The ASA said the advert must not appear again in its current form and told Good Energy it could not make a similar claim unless it had evidence of no net CO2 emissions throughout the entire life cycle of the product.

Its ruling released today (2 January) updated the wording of an initial assessment in February last year.

 

How Good Energy offsets its CO2 emissions

Wiltshire-based Good Energy still makes claims on its website about its environmental credentials because the company goes to efforts to offset any CO2 produced.

One of these is through biomass, which releases gases naturally when waste rots.

“At Good Energy, we ensure that all the electricity we sell to customers each year is matched 100% with electricity sourced from renewables,” it says.

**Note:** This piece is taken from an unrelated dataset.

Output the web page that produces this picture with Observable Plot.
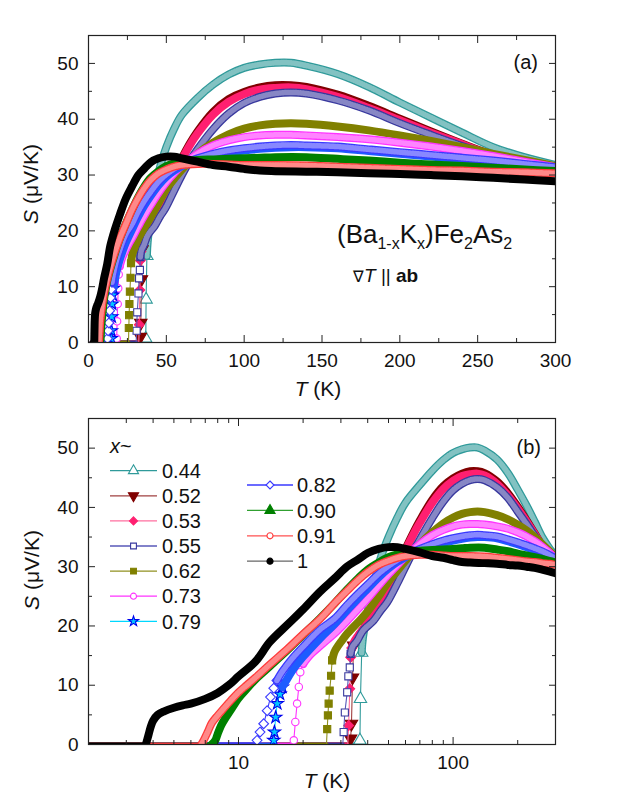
<!DOCTYPE html>
<html><head><meta charset="utf-8">
<script src="https://cdn.jsdelivr.net/npm/d3@7"></script>
<script src="https://cdn.jsdelivr.net/npm/@observablehq/plot@0.6"></script>
<style>
body{margin:0;background:#fff;}
#wrap{position:relative;width:623px;height:806px;font-family:"Liberation Sans",Arial,sans-serif;}
#wrap svg{position:absolute;left:0;overflow:visible;}
</style></head><body><div id="wrap"></div>
<script>
// ---------------- data ----------------
const xLabels = ["0.44","0.52","0.53","0.55","0.62","0.73","0.79","0.82","0.90","0.91","1"];

const T_044 = [2,10,20,30,36.6,36.8,37.0,37.5,38,40,43,46,50,55,60,70,80,90,100,110,120,130,140,160,180,200,220,240,260,280,300];
const S_044 = [0,0,0,0,0,0.7,7.7,15.5,18,22.5,27.5,31.5,35,38.3,40.8,43.8,46.2,48,49.2,49.8,50.1,50.1,49.6,48.1,45.8,43,40.3,37.6,35,33.2,31.8];

const T_052 = [2,10,20,30,33.0,33.3,33.6,34.0,34.4,35.5,37,40,45,50,55,60,65,70,80,90,100,110,120,130,140,160,180,200,220,240,260,280,300];
const S_052 = [0,0,0,0,0,1,3.5,11.3,16.7,17.8,18.8,20.5,23.5,26.5,30,33,35.6,37.8,41.3,43.6,44.9,45.7,46.1,46.1,45.8,44.4,42.4,40.1,37.8,35.6,33.6,32.3,31.4];

const T_053 = [2,10,20,30,32.3,32.6,33.0,33.3,33.7,34.5,36,40,45,50,55,60,65,70,80,90,100,110,120,130,140,160,180,200,220,240,260,280,300];
const S_053 = [0,0,0,0,0,3.2,9.4,14.7,16.3,17.3,18.3,20.6,23.6,26.6,30,32.8,35.3,37.4,40.8,43.1,44.5,45.3,45.6,45.7,45.4,44,42,39.8,37.6,35.5,33.5,32.3,31.5];

const T_055 = [2,10,20,30.6,30.9,31.3,32.1,32.5,33.0,33.3,34,35.7,38,42.6,46,49.3,55,60,65,70,80,90,100,110,120,130,140,160,180,200,220,240,260,280,300];
const S_055 = [0,0,0,0,2.1,5.4,8.8,11.5,13,15.3,16.5,17.5,19.2,20.9,22.6,24,27.2,30,32.5,34.6,38.2,41,42.9,44,44.6,44.8,44.6,43.4,41.6,39.3,37.2,35.2,33.4,32.2,31.5];

const T_062 = [2,10,20,25.7,25.9,26.1,26.3,26.6,27.0,27.3,28,28.8,30,32.1,36,39.7,45,50,55,60,70,80,90,100,110,120,130,140,160,180,200,220,240,260,280,300];
const S_062 = [0,0,0,0,2.6,4.9,6.9,9.1,11.6,14.2,15.6,16.4,17.3,18.7,20.6,22.3,25,27.5,29.3,31,33.8,35.8,37.3,38.3,38.9,39.2,39.3,39.2,38.7,38.0,37.1,36.1,35.0,33.8,32.7,31.6];

const T_073 = [2,10,16,17.9,18.1,18.4,18.75,19.1,19.4,20,21,22,24,26,28,32,36,40,45,50,55,60,70,80,90,100,110,120,130,140,160,180,200,220,240,260,280,300];
const S_073 = [0,0,0,0,0.7,3.8,6.9,9.7,12.2,13.6,14.6,15.4,16.6,17.7,18.7,20.8,22.8,24.6,26.8,28.7,30.3,31.7,33.8,35.3,36.2,36.8,37.1,37.2,37.2,37.1,36.8,36.4,35.8,35.1,34.3,33.4,32.4,31.4];

const T_079 = [2,8,12,14.5,14.6,14.7,14.9,15.15,15.6,16,17,18,20,24,28,32,36,40,45,50,55,60,70,80,90,100,110,120,130,140,160,180,200,220,240,260,280,300];
const S_079 = [0,0,0,0,0.7,2.1,4.6,6.9,8.5,9.7,11.3,12.7,14.8,17.9,20.3,22.6,24.6,26.3,28.2,29.7,30.8,31.6,32.7,33.5,34.0,34.4,34.7,34.9,35.0,35.0,34.8,34.3,33.8,33.3,32.8,32.3,31.8,31.3];

const T_082 = [2,6,10,12.0,12.2,12.6,13.1,13.6,14.1,14.6,15.1,16,18,20,24,28,32,36,40,45,50,55,60,70,80,90,100,110,120,130,140,160,180,200,220,240,260,280,300];
const S_082 = [0,0,0,0,0.7,2.1,3.5,5.7,8,9.5,10.8,12.3,14.7,16.5,19.4,21.2,23.5,25.4,27,28.8,30.1,31.1,31.9,33,33.8,34.4,34.8,35.1,35.3,35.4,35.3,35.1,34.6,34.1,33.6,33.1,32.6,32.0,31.4];

const T_090 = [2,4,6,7.5,7.8,8.0,8.3,8.6,9.2,10,11,12,14,17,20,24,28,32,36,40,45,50,55,60,70,80,90,100,110,120,140,160,180,200,220,240,260,280,300];
const S_090 = [0,0,0,0,0.7,1.8,3.2,4.2,5.8,7.8,9.5,11,13.2,16,18.5,21.3,23.8,26.1,28,29.5,30.7,31.6,32.1,32.4,32.7,32.8,32.9,33.0,33.1,33.2,33.2,32.9,32.6,32.2,31.9,31.6,31.3,31.0,30.7];

const T_091 = [2,4,6,6.7,6.9,7.2,7.5,8.0,8.5,9.2,10,11,12,14,17,20,24,28,32,36,40,45,50,55,60,70,80,90,100,110,120,140,160,180,200,220,240,260,280,300];
const S_091 = [0,0,0,0,0.8,2.2,3.6,4.9,6.0,7.4,8.8,10.1,11.3,13.5,16.2,18.6,21.2,23.8,25.9,27.7,29.1,30.3,31.0,31.5,31.8,32.0,32.0,31.9,31.8,31.8,31.8,31.7,31.5,31.3,31.1,30.9,30.8,30.6,30.5,30.3];

const T_100 = [2,3,3.7,3.8,3.9,4.0,4.2,4.5,5,5.5,6,7,8,9,10,12,14,17,20,24,28,32,36,40,45,50,55,60,70,80,90,100,110,120,140,160,180,200,220,240,260,280,300];
const S_100 = [0,0,0,1.5,3,4,5,5.6,6.2,6.6,6.9,7.7,8.7,10,11.5,14,17.3,20.3,22.8,25.8,28.0,30.0,31.2,32.3,33.0,33.3,33.3,33.0,32.4,31.8,31.5,31.1,30.8,30.7,30.6,30.5,30.3,30.2,30.0,29.8,29.5,29.2,28.9];

// temperature above which the markers merge into a dense band
const bandStartT = [37.5,34.4,33.7,33.3,27.3,20,16,15.1,7.5,6.7,3.7];

const Ts = [T_044,T_052,T_053,T_055,T_062,T_073,T_079,T_082,T_090,T_091,T_100];
const Ss = [S_044,S_052,S_053,S_055,S_062,S_073,S_079,S_082,S_090,S_091,S_100];

// tick values
const xTicksA = [0,50,100,150,200,250,300];
const xMinorA = [25,75,125,175,225,275];
const xTicksB = [10,100];
const xMinorB = [2,3,4,5,6,7,8,9,20,30,40,50,60,70,80,90,200,300];
const yTicks = [0,10,20,30,40,50];
const yMinor = [5,15,25,35,45];

// ---------------- styles ----------------
const styles = [
  {color:"#2f9a9a", line:"#2f9a9a", symbol:"triangle", open:true, r:4.6},
  {color:"#800000", line:"#a04040", symbol:"triangle", open:false, r:4.6, rotate:180},
  {color:"#ff1f70", line:"#ff6f9f", symbol:"diamond2", open:false, r:4.4},
  {color:"#38389e", line:"#5858b8", symbol:"square", open:true, r:4.0},
  {color:"#808000", line:"#909020", symbol:"square", open:false, r:4.0},
  {color:"#ff33ff", line:"#ff33ff", symbol:"circle", open:true, r:3.7},
  {color:"#1e5cff", line:"#00d8ff", symbol:"star", open:false, r:3.9, fill:"#00c8ff", stroke:"#0000ee"},
  {color:"#3a3aff", line:"#3a3aff", symbol:"diamond2", open:true, r:4.4},
  {color:"#008000", line:"#30a030", symbol:"triangle", open:false, r:4.6},
  {color:"#ff3b3b", line:"#ff5050", symbol:"circle", open:true, r:3.7},
  {color:"#000000", line:"#666666", symbol:"circle", open:false, r:3.7}
];

const series = xLabels.map((lab, i) => {
  const pts = Ts[i].map((t, j) => ({T: t, S: Ss[i][j]}));
  let lastZero = 0;
  pts.forEach((p, j) => { if (p.S === 0) lastZero = j; });
  const st = styles[i];
  const bs = bandStartT[i];
  return {
    label: lab, ...st,
    fillC: st.fill || (st.open ? "white" : st.color),
    strokeC: st.stroke || st.color,
    all: pts,
    zero: pts.slice(0, lastZero + 1),
    trans: pts.filter(p => p.S > 0 && p.T <= bs),
    band: pts.filter(p => p.T >= bs)
  };
});

const FONT = "Liberation Sans, Arial, sans-serif";

function dataMarks() {
  const m = [];
  series.forEach(s => m.push(Plot.line(s.zero, {x:"T", y:"S", stroke:s.color, strokeWidth:4, clip:true})));
  series.forEach(s => {
    m.push(Plot.line(s.all, {x:"T", y:"S", stroke:s.line, strokeWidth:1.1, clip:true}));
    m.push(Plot.dot(s.trans, {x:"T", y:"S", symbol:s.symbol, r:s.r, fill:s.fillC, stroke:s.strokeC, strokeWidth:1.1, rotate:s.rotate || 0, clip:true}));
    m.push(Plot.line(s.band, {x:"T", y:"S", stroke:s.color, strokeWidth:8, curve:"catmull-rom", strokeLinecap:"round", strokeLinejoin:"round", clip:true}));
    if (s.open) m.push(Plot.line(s.band, {x:"T", y:"S", stroke:"white", strokeWidth:5.5, strokeOpacity:0.4, strokeDasharray:"1,1.6", curve:"catmull-rom", clip:true}));
  });
  return m;
}

function axisMarks(xMaj, xMin, xLab) {
  return [
    Plot.axisX({anchor:"bottom", ticks:xMaj, tickSize:-7, fill:"none", stroke:"#222"}),
    Plot.axisX({anchor:"bottom", ticks:xMin, tickSize:-4, fill:"none", stroke:"#222"}),
    Plot.axisX({anchor:"top", ticks:xMaj, tickSize:-7, fill:"none", stroke:"#222"}),
    Plot.axisX({anchor:"top", ticks:xMin, tickSize:-4, fill:"none", stroke:"#222"}),
    Plot.axisY({anchor:"left", ticks:yTicks, tickSize:-7, fill:"none", stroke:"#222"}),
    Plot.axisY({anchor:"left", ticks:yMinor, tickSize:-4, fill:"none", stroke:"#222"}),
    Plot.axisY({anchor:"right", ticks:yTicks, tickSize:-7, fill:"none", stroke:"#222"}),
    Plot.axisY({anchor:"right", ticks:yMinor, tickSize:-4, fill:"none", stroke:"#222"}),
    Plot.axisX({anchor:"bottom", ticks:xLab, tickSize:0, tickPadding:11, label:null, tickFormat:d => String(d), fill:"#111", fontSize:19}),
    Plot.axisY({anchor:"left", ticks:yTicks, tickSize:0, tickPadding:10, label:null, tickFormat:d => String(d), fill:"#111", fontSize:19}),
    Plot.frame({stroke:"#222", strokeWidth:1.2})
  ];
}

const common = {width:623, marginLeft:88, marginRight:68, style:{fontFamily:FONT, fontSize:"19px", color:"#111", background:"transparent", overflow:"visible"}};

const chartA = Plot.plot({
  ...common, height:400, marginTop:35, marginBottom:58,
  x:{type:"linear", domain:[0,300]},
  y:{domain:[0,55]},
  marks:[...dataMarks(), ...axisMarks(xTicksA, xMinorA, xTicksA)]
});
const chartB = Plot.plot({
  ...common, height:406, marginTop:18, marginBottom:62,
  x:{type:"log", domain:[2,300]},
  y:{domain:[0,55]},
  marks:[...dataMarks(), ...axisMarks(xTicksB, xMinorB, xTicksB)]
});

const wrap = document.getElementById("wrap");
chartA.style.top = "0px";
chartB.style.top = "400px";
wrap.appendChild(chartA);
wrap.appendChild(chartB);

// ---------------- text annotations ----------------
function addText(svg, x, y, parts, opts = {}) {
  const t = d3.select(svg).append("text")
    .attr("x", x).attr("y", y)
    .attr("font-family", FONT)
    .attr("font-size", opts.size || 19)
    .attr("fill", "#111")
    .attr("text-anchor", opts.anchor || "start");
  if (opts.transform) t.attr("transform", opts.transform).attr("x", 0).attr("y", 0);
  parts.forEach(p => {
    const ts = t.append("tspan").text(p.t);
    if (p.i) ts.attr("font-style", "italic");
    if (p.b) ts.attr("font-weight", "bold");
    if (p.size) ts.attr("font-size", p.size);
    if (p.dy) ts.attr("dy", p.dy);
  });
  return t;
}

// panel (a)
addText(chartA, 0, 0, [{t:"S", i:true}, {t:" (\u03bcV/K)"}], {size:21, anchor:"middle", transform:"translate(38,184) rotate(-90)"});
addText(chartA, 318, 396, [{t:"T", i:true}, {t:" (K)"}], {size:21, anchor:"middle"});
addText(chartA, 538, 69, [{t:"(a)"}], {size:20, anchor:"end"});
addText(chartA, 337, 243, [
  {t:"(Ba"}, {t:"1-x", size:16, dy:6}, {t:"K", dy:-6}, {t:"x", size:16, dy:6},
  {t:")Fe", dy:-6}, {t:"2", size:16, dy:6}, {t:"As", dy:-6}, {t:"2", size:16, dy:6}
], {size:26});
addText(chartA, 353, 282, [{t:"\u2207", size:16}, {t:"T", i:true}, {t:" || "}, {t:"ab", b:true}], {size:19});

// panel (b)
addText(chartB, 0, 0, [{t:"S", i:true}, {t:" (\u03bcV/K)"}], {size:21, anchor:"middle", transform:"translate(39,170) rotate(-90)"});
addText(chartB, 327, 388, [{t:"T", i:true}, {t:" (K)"}], {size:21, anchor:"middle"});
addText(chartB, 541, 54, [{t:"(b)"}], {size:20, anchor:"end"});
addText(chartB, 110, 53, [{t:"x", i:true}, {t:"~"}], {size:20});

// legend (panel b)
const symType = {triangle:d3.symbolTriangle, circle:d3.symbolCircle, square:d3.symbolSquare, diamond2:d3.symbolDiamond2, star:d3.symbolStar};
const lg = d3.select(chartB).append("g").attr("text-anchor", "start");
series.forEach((s, i) => {
  const col = i < 7 ? 0 : 1;
  const k = col === 0 ? i : i - 7;
  const cy = col === 0 ? 70.7 + k * 25.1 : 85 + k * 25.4;
  const x0 = col === 0 ? 110 : 247, x1 = col === 0 ? 157 : 293;
  const cx = (x0 + x1) / 2;
  const rl = s.r * 0.82;
  lg.append("line").attr("x1", x0).attr("x2", x1).attr("y1", cy).attr("y2", cy)
    .attr("stroke", s.line).attr("stroke-width", 1.3);
  lg.append("path").attr("d", d3.symbol(symType[s.symbol], Math.PI * rl * rl)())
    .attr("transform", `translate(${cx},${cy}) rotate(${s.rotate || 0})`)
    .attr("fill", s.fillC).attr("stroke", s.strokeC).attr("stroke-width", 1.1);
  lg.append("text").attr("x", col === 0 ? 162 : 297).attr("y", cy).attr("dy", "0.36em")
    .attr("text-anchor", "start")
    .attr("font-family", FONT).attr("font-size", 20).attr("fill", "#111").text(s.label);
});
</script></body></html>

“If you look at the entire cycle of bioenergy, it can be a zero-carbon and sustainable source of energy.

“If this happens in the absence of oxygen, such as when buried deep in landfill, it creates methane which is a very damaging greenhouse gas.

“Instead of allowing methane to vent into the atmosphere, the bioenergy process captures it and burns it – converting it into carbon dioxide and water vapour which is much better for the environment.”

Good Energy also claimed its calculations of CO2 emissions were consistent with the recommendations of the World Resources Institute and that its greenhouse gas protocol guidance provided “global standards for companies reporting their greenhouse gas emissions”.

Tidal lagoon power
Artist’s impression of the tidal lagoon power plant in Swansea Bay which is supported by Good Energy

Similarly, the emissions produced by the biogas used by Good Energy customers is offset and “neutralised” through verified carbon-reduction schemes in Vietnam, Nepal and Malawi – which it claims “bring many economic, social and health benefits to the local communities involved”.

Its bioenergy procurement policy also stipulates that:

  • Bioenergy must come from waste or sustainable sources
  • Land must be used sustainably, respecting natural habitats and biodiversity
  • Energy crops must not impact food production
  • Animal welfare must be respected
  • Transportation of biofuels should be minimised
  • Biofuel generators should be highly efficient and able to put waste heat to good use
  • Impacts on air quality must be appropriately managed
  • Green Gas must be certified under the Green Gas Certification Scheme

Good Energy owns and operates two wind farms, seven solar farms and supports the Swansea Bay tidal lagoon project in Wales.